Every boss has his or her own unique leadership style.

We know Cook County Board President Toni Preckwinkle tends to stick closely to her principles. And she will not hesitate to sternly lecture those who disagree.

She provided yet another vivid example of this authoritative approach to management, sources say, just a few days ago, right before she became the new boss of the county Democratic Party.

In a closed-door meeting at the County Building Tuesday, Preckwinkle turned prickly when officials from the county’s Board of Review told her staff cuts by her administration made it impossible to do their jobs on time.


The three elected Board of Review commissioners concede they’re more than a month behind schedule for ruling on the record-large batch of property tax appeals before them now.

That’s setting off a chain reaction. If the tax bills go out late, it will push back the due dates to pay property taxes. And taxpayer-supported government agencies and school districts across the county could find themselves short of the money they need to operate.

Sources say the news from the Board of Review deeply irked Preckwinkle — and her reaction also showed her lingering resentment over last year’s soda-tax defeat.

“Were you for revenue?” Preckwinkle shot back at Republican Board of Review Commissioner Dan Patlak, according to the sources.

“Revenue” is Preckwinkle’s way of referring to her hugely unpopular, short-lived tax on pop and other sweetened beverages.

Republican Cook County Board of Review Commissioner Dan Patlak. File Photo| Rich Hein/Sun-Times

Republican Cook County Board of Review Commissioner Dan Patlak. File Photo| Rich Hein/Sun-Times

The Preckwinkle administration had counted on the soda tax to generate revenues of about $200 million a year for the cash-starved county government. But the public backlash prompted the County Board to repeal the tax ahead of this year’s elections.

Preckwinkle defended the tax to the end, warning its repeal would translate into layoffs in county government that would drastically affect services.

It’s certainly been the case at the Board of Review, the agency where landowners have filed nearly 230,000 appeals of their property-tax assessments this year.

The Board of Review has 105 employees to help deal with that record flow of appeals, down from 125 last year, according to the agency’s spokesman, Jim Thompson.

He provided a series of letters to county leaders dating back as far back as October, when the Board of Review commissioners initially warned the cutbacks would cause delays.

“We are disappointed our repeated warning were ignored,” Thompson says, decrying “draconian staffing reductions.”

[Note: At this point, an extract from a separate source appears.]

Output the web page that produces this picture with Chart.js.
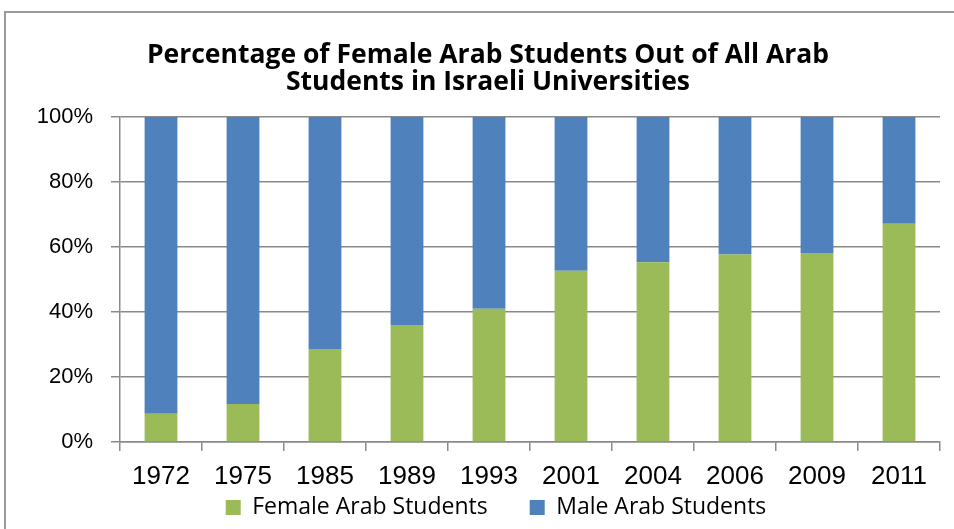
<!DOCTYPE html>
<html lang="en">
<head>
    <meta charset="UTF-8">
    <title>Female Arab Students</title>
    <script src="https://cdn.jsdelivr.net/npm/chart.js"></script>
    <style>
        body { margin: 0; overflow: hidden; background: #fff; }
        #frame { position: absolute; left: 4px; top: 11px; width: 1200px; height: 800px; border: 2px solid #9a9a9a; }
        #wrap { position: absolute; left: 0; top: 0; width: 945px; height: 567px; }
    </style>
</head>
<body>
    <div id="frame"></div>
    <div id="wrap"><canvas id="chart"></canvas></div>
<script>
    const years = ["1972", "1975", "1985", "1989", "1993", "2001", "2004", "2006", "2009", "2011"];
    const female = [8.7, 11.7, 28.6, 36.0, 41.0, 52.7, 55.3, 57.7, 58.2, 67.2];
    const male = [91.3, 88.3, 71.4, 64.0, 59.0, 47.3, 44.7, 42.3, 41.8, 32.8];
    const yTicks = [0, 20, 40, 60, 80, 100];

    const gray = "#8a8a8a";

    // the legend padding also sets the gap between items, so pull the box back up afterwards
    const legendShift = {
        id: "legendShift",
        afterLayout(chart) {
            const lg = chart.legend;
            lg.top -= 38; lg.bottom -= 38;
            lg.left += 8; lg.right += 8;
        }
    };

    new Chart(document.getElementById("chart"), {
        type: "bar",
        data: {
            labels: years,
            datasets: [
                { label: "Female Arab Students", data: female, backgroundColor: "#9bbb59" },
                { label: "Male Arab Students", data: male, backgroundColor: "#4f81bd" }
            ]
        },
        plugins: [legendShift],
        options: {
            responsive: true,
            maintainAspectRatio: false,
            animation: false,
            datasets: { bar: { barPercentage: 0.4, categoryPercentage: 1.0 } },
            layout: { padding: { left: 36, right: 5, top: 0, bottom: 0 } },
            plugins: {
                title: {
                    display: true,
                    text: ["Percentage of Female Arab Students Out of All Arab", "Students in Israeli Universities"],
                    color: "#000",
                    font: { family: "Open Sans", size: 26.5, weight: "bold", lineHeight: 1.02 },
                    padding: { top: 42, bottom: 21 }
                },
                legend: {
                    position: "bottom",
                    labels: {
                        color: "#000",
                        boxWidth: 15,
                        boxHeight: 15,
                        padding: 42,
                        font: { family: "Open Sans", size: 23 }
                    }
                },
                tooltip: { enabled: false }
            },
            scales: {
                x: {
                    stacked: true,
                    grid: { display: true, drawOnChartArea: false, drawTicks: true, tickLength: 9, offset: true, color: gray, lineWidth: 1.5 },
                    border: { display: true, color: gray, width: 1.5 },
                    ticks: { color: "#000", padding: 10, font: { family: "Liberation Sans", size: 26 } },
                    afterFit: s => { s.height = 50; }
                },
                y: {
                    stacked: true,
                    min: 0,
                    max: 100,
                    afterBuildTicks: s => { s.ticks = yTicks.map(v => ({ value: v })); },
                    grid: { color: gray, lineWidth: 1.5, tickLength: 9 },
                    border: { display: true, color: gray, width: 1.5 },
                    ticks: { color: "#000", padding: 18, font: { family: "Liberation Sans", size: 22 }, callback: v => v + "%" },
                    afterFit: s => { s.width = 84; }
                }
            }
        }
    });
</script>
</body>
</html>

The Board of Reviews estimates that tardy tax bills will cost millions of dollars “in lost interest” for local taxing bodies.

“When Cook County is delayed in collecting tax revenues for schools, libraries and municipalities, it hurts every resident of Cook County,” Thompson says.

Patlak confirmed that he opposed was to the soda tax but declined to comment on his confrontation with Preckwinkle at Tuesday’s meeting, referring questions about the matter to Thompson.

Thompson says he’s speaking on behalf of Patlak and the two other Board of Review commissioners, Democrats Larry Rogers Jr. and Michael Cabonargi.

Characteristically, Preckwinkle offers no apologies.

In a statement to the Chicago Sun-Times, Preckwinkle spokesman Frank Shuftan said Preckwinkle made it “abundantly clear” to the Board of Review commissioners and the County Board members that the soda-tax repeal would lead to layoffs unless other revenue sources were created.

“That such reductions have ultimately been implemented should be no surprise to anyone,” he said.

Preckwinkle made history Wednesday when she became the first African-American and first woman to lead the Cook County Democrats. She deservedly expressed her pride in that political accomplishment.

In government leadership roles, though, exercising power can be bittersweet when money is as tight as it is these days.